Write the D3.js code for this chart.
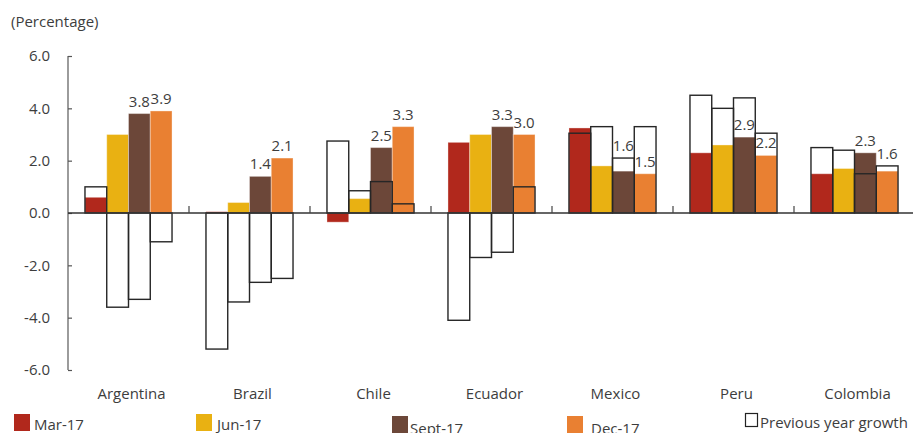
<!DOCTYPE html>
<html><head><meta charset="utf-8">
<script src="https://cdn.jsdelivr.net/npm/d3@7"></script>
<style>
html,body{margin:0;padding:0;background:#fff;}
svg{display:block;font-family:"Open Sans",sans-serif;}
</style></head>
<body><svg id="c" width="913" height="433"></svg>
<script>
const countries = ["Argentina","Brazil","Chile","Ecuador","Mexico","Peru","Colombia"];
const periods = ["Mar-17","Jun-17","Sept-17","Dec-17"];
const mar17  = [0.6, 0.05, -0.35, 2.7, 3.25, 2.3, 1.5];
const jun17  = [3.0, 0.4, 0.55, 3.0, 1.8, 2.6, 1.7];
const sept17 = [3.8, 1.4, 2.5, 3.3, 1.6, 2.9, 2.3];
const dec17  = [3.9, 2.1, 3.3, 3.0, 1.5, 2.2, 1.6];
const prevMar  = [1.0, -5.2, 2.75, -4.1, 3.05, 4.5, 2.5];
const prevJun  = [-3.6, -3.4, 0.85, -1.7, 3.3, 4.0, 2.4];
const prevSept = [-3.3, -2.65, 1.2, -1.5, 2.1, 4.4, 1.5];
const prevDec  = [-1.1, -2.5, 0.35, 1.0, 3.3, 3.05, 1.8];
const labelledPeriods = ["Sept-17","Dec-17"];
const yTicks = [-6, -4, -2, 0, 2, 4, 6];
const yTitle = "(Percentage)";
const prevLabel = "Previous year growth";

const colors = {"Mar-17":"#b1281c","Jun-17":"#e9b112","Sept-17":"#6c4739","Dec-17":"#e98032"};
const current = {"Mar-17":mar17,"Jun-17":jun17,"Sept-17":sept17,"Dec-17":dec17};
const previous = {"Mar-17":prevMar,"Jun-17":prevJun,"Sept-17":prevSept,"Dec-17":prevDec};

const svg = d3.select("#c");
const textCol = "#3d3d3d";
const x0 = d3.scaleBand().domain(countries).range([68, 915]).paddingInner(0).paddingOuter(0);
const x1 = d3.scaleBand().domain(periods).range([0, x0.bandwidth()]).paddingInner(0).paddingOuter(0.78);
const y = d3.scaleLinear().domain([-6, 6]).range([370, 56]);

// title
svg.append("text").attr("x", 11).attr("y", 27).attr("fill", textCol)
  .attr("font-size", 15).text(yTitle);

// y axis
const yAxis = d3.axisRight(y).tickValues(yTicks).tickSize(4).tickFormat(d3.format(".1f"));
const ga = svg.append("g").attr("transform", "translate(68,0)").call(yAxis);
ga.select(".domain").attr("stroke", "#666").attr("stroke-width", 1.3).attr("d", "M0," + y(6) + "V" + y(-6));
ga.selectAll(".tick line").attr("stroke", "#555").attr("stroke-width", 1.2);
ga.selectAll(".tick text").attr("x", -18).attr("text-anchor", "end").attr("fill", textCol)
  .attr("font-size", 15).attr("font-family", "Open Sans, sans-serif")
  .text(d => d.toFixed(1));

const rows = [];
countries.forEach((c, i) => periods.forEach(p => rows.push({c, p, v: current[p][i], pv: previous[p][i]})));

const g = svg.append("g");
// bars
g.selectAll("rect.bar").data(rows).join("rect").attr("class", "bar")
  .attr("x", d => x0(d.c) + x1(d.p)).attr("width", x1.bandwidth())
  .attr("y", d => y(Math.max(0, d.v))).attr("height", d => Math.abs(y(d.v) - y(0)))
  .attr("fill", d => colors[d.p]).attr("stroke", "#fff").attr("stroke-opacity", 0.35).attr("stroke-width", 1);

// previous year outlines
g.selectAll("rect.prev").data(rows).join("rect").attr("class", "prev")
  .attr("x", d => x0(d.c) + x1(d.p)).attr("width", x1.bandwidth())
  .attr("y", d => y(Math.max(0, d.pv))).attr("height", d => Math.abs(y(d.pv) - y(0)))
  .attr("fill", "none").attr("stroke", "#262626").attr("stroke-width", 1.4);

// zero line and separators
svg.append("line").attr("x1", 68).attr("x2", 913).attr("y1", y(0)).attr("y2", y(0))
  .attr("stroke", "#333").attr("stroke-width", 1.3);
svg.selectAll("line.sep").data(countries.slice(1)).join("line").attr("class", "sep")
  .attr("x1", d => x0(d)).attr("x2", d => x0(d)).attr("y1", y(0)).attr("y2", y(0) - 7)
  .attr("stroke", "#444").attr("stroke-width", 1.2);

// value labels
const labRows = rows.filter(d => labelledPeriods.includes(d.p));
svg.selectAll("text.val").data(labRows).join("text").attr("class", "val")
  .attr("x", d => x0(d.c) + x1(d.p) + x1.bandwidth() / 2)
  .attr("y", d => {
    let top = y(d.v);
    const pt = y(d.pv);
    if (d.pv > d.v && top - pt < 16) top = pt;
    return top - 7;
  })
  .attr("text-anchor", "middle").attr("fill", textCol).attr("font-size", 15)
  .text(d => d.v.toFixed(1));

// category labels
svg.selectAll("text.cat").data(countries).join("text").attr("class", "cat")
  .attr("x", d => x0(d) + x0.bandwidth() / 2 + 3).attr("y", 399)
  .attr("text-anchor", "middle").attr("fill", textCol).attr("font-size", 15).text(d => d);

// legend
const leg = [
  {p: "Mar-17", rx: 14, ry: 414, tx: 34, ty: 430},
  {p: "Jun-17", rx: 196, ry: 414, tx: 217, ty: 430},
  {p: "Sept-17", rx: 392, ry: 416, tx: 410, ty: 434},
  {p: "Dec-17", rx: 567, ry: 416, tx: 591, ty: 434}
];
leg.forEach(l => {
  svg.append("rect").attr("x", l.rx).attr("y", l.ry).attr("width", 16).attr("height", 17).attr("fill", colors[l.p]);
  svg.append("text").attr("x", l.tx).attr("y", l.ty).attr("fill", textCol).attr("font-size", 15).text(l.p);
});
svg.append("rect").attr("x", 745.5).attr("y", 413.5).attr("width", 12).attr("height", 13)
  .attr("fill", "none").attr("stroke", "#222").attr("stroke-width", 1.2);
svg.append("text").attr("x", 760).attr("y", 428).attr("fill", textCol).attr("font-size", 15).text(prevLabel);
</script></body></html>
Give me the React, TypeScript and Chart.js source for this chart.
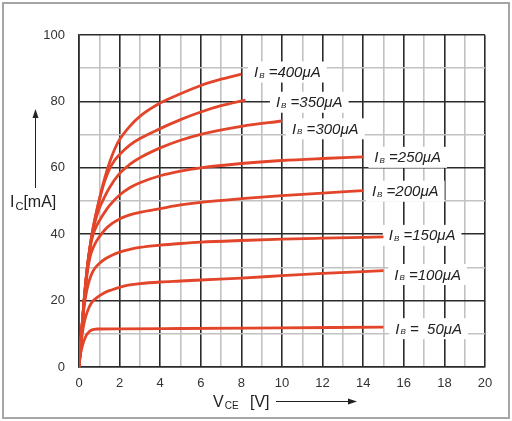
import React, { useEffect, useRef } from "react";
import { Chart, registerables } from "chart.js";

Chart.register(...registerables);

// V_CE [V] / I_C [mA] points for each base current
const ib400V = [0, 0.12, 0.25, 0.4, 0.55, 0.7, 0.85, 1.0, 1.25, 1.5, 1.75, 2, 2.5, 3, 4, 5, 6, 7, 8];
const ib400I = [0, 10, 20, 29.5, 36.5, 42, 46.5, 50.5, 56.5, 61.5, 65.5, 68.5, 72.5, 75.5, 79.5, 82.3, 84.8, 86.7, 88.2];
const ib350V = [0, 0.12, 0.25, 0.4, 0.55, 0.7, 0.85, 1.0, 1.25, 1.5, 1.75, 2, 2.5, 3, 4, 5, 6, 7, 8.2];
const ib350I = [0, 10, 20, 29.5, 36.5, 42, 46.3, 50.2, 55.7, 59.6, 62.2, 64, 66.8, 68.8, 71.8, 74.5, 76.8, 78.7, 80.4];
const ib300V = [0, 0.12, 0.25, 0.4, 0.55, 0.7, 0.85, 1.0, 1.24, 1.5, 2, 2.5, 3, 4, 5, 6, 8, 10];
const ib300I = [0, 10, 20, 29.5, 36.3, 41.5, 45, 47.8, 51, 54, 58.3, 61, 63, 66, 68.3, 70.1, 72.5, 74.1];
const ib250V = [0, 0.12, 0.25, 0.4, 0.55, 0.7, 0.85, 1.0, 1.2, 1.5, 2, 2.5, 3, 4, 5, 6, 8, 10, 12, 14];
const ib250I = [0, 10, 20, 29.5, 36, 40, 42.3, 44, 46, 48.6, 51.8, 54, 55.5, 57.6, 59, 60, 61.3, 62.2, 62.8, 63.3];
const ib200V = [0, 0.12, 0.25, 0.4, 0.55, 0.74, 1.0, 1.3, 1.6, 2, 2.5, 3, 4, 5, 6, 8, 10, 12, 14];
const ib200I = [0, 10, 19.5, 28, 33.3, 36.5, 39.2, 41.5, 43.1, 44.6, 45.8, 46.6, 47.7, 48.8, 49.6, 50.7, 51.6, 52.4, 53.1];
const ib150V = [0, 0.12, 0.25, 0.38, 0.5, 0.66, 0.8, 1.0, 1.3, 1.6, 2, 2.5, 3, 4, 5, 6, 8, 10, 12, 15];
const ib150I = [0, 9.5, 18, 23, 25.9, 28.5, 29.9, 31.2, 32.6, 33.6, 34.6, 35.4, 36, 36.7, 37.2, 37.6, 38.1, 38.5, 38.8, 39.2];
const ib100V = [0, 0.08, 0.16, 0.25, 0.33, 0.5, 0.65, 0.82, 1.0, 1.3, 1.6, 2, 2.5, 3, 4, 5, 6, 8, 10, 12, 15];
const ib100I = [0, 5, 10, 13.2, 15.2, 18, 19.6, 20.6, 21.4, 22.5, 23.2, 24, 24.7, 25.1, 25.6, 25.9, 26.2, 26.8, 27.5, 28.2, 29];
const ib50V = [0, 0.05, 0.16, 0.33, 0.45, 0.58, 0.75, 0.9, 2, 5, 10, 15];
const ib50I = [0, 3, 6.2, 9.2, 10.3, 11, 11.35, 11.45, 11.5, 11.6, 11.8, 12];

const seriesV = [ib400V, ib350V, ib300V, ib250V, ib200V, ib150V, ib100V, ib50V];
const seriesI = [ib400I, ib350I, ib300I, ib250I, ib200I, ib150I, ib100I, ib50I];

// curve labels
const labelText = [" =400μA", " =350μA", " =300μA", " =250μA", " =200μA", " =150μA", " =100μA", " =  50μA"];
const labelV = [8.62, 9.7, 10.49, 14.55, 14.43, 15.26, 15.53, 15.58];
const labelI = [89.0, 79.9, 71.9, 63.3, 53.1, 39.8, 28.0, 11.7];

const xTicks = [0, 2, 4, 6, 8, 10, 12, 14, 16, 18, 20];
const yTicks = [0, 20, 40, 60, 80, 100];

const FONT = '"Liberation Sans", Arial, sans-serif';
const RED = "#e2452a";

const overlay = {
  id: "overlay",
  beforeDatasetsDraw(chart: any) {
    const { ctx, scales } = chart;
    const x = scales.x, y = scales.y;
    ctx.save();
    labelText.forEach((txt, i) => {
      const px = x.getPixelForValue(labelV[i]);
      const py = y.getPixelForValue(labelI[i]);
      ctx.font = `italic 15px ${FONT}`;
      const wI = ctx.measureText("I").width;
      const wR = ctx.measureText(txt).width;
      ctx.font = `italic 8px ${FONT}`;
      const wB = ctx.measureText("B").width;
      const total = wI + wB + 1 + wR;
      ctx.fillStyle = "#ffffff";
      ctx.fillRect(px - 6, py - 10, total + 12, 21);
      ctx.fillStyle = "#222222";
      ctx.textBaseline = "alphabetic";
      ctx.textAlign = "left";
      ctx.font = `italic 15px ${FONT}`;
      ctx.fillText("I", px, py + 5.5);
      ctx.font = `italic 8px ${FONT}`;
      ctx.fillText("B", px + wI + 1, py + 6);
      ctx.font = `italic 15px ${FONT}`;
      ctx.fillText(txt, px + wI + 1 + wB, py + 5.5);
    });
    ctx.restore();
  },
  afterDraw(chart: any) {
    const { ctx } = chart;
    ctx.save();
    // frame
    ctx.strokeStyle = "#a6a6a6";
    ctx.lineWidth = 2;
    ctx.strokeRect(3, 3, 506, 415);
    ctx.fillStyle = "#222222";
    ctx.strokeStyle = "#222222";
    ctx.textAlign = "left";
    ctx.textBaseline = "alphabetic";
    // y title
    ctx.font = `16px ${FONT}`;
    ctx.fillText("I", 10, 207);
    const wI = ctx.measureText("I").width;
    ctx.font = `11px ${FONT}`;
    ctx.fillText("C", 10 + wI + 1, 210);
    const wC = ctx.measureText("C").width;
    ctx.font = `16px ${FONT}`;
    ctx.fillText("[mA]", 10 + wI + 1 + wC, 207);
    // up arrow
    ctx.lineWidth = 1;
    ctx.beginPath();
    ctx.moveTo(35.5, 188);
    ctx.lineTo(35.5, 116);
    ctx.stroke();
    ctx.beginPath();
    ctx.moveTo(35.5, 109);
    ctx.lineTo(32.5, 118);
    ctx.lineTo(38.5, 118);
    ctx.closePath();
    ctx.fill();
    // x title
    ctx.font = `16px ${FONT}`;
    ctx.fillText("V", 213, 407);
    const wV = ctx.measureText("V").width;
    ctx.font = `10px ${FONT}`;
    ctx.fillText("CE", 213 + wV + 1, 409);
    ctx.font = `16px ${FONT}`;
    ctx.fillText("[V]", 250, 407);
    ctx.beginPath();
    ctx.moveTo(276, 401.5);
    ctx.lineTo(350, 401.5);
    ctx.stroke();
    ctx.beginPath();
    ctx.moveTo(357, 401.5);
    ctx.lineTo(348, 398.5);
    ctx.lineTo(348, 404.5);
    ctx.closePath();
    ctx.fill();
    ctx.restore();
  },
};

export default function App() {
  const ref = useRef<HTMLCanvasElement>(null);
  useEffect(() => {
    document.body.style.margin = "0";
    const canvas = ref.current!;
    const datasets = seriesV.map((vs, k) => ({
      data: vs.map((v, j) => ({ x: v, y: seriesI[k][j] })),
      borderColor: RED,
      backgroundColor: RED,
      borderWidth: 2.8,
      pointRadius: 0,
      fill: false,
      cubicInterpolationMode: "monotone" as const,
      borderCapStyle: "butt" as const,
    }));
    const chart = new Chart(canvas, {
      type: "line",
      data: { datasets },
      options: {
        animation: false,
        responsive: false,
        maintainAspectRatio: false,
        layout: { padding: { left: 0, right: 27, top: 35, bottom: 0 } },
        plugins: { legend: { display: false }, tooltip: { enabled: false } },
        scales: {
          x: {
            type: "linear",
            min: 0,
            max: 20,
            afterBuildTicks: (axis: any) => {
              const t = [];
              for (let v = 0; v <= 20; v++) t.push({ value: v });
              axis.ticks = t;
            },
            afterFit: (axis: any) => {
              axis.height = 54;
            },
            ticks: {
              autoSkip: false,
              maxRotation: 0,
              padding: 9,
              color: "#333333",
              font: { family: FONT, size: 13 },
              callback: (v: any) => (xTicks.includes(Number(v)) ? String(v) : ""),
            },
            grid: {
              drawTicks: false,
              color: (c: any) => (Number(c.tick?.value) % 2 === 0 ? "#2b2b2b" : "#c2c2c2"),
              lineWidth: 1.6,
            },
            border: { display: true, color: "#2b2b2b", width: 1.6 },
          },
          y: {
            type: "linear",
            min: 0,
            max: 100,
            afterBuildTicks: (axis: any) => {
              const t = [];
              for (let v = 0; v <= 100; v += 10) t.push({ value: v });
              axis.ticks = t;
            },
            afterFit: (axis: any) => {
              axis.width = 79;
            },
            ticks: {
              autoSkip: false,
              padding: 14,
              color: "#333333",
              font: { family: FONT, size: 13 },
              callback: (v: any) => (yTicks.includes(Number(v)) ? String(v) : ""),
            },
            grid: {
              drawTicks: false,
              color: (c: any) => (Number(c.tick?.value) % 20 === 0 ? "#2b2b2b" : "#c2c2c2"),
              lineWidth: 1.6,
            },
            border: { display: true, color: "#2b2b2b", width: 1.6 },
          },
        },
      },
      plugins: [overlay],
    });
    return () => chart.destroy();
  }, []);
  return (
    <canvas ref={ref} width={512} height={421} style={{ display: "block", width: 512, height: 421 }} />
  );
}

Direction: In the records above, how many lines contain the word "this"? Give the number alone.

Worked solution: 2